* Description of the task *
Starting at the first line of the listing below, retype each line up to and including the one that contains "(0,0) rectangle (729,875);". Leave pictures out.
## start
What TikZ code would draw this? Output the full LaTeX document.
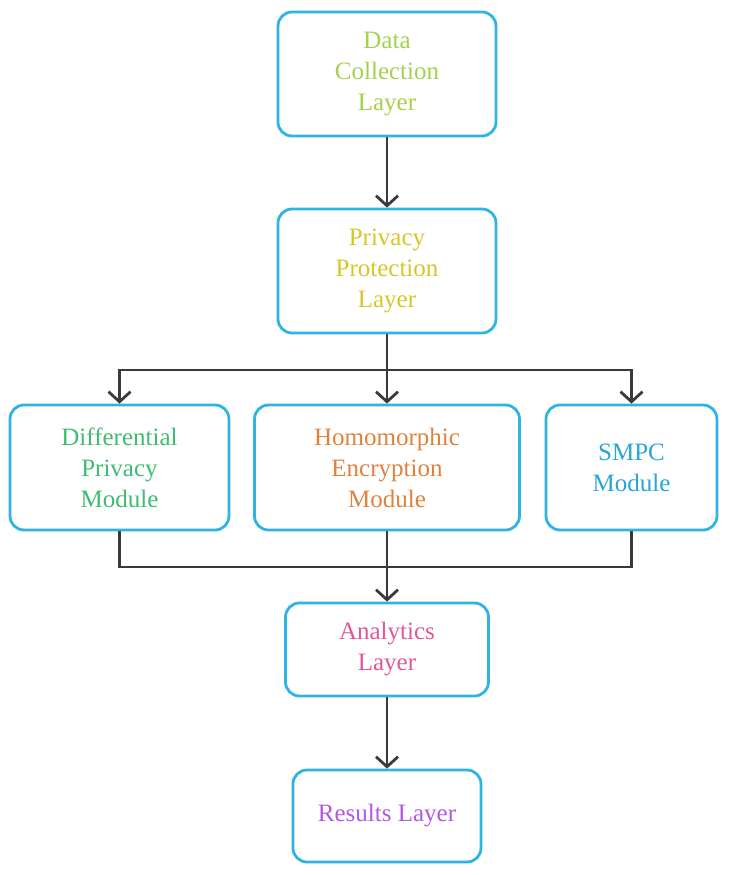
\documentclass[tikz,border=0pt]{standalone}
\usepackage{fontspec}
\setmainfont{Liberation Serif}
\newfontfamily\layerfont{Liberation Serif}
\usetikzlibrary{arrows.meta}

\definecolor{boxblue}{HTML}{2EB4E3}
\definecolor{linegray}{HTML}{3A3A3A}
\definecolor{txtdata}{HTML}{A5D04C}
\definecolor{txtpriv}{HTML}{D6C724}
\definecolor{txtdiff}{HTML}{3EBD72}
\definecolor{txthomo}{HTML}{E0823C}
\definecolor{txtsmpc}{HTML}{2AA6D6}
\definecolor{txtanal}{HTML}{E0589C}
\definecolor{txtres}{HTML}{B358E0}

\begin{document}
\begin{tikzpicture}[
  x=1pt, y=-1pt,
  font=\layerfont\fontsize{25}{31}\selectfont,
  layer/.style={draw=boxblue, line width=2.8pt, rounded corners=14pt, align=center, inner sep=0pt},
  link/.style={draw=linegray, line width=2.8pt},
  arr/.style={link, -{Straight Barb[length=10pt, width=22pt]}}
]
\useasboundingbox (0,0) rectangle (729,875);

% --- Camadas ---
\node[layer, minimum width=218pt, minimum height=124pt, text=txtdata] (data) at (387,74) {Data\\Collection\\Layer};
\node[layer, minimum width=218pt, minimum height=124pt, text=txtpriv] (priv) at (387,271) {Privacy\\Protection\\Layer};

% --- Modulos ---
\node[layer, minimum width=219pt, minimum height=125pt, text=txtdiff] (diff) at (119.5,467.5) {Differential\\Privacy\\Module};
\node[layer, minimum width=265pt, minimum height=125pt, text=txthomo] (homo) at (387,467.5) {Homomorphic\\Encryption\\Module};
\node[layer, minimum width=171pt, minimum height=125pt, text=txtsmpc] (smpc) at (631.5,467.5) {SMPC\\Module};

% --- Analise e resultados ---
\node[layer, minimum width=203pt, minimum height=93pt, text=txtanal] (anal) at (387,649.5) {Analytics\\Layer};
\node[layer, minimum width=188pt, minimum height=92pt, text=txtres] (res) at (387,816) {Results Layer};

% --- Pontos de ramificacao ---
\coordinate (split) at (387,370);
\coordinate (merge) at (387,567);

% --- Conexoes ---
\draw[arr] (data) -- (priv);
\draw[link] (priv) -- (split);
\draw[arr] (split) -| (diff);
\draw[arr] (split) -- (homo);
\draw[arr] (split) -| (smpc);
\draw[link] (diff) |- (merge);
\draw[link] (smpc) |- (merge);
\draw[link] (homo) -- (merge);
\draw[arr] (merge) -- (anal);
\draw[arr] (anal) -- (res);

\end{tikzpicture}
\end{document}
## end
* Result of the exercise *
What TikZ code would draw this? Output the full LaTeX document.
\documentclass[tikz,border=0pt]{standalone}
\usepackage{fontspec}
\setmainfont{Liberation Serif}
\newfontfamily\layerfont{Liberation Serif}
\usetikzlibrary{arrows.meta}

\definecolor{boxblue}{HTML}{2EB4E3}
\definecolor{linegray}{HTML}{3A3A3A}
\definecolor{txtdata}{HTML}{A5D04C}
\definecolor{txtpriv}{HTML}{D6C724}
\definecolor{txtdiff}{HTML}{3EBD72}
\definecolor{txthomo}{HTML}{E0823C}
\definecolor{txtsmpc}{HTML}{2AA6D6}
\definecolor{txtanal}{HTML}{E0589C}
\definecolor{txtres}{HTML}{B358E0}

\begin{document}
\begin{tikzpicture}[
  x=1pt, y=-1pt,
  font=\layerfont\fontsize{25}{31}\selectfont,
  layer/.style={draw=boxblue, line width=2.8pt, rounded corners=14pt, align=center, inner sep=0pt},
  link/.style={draw=linegray, line width=2.8pt},
  arr/.style={link, -{Straight Barb[length=10pt, width=22pt]}}
]
\useasboundingbox (0,0) rectangle (729,875);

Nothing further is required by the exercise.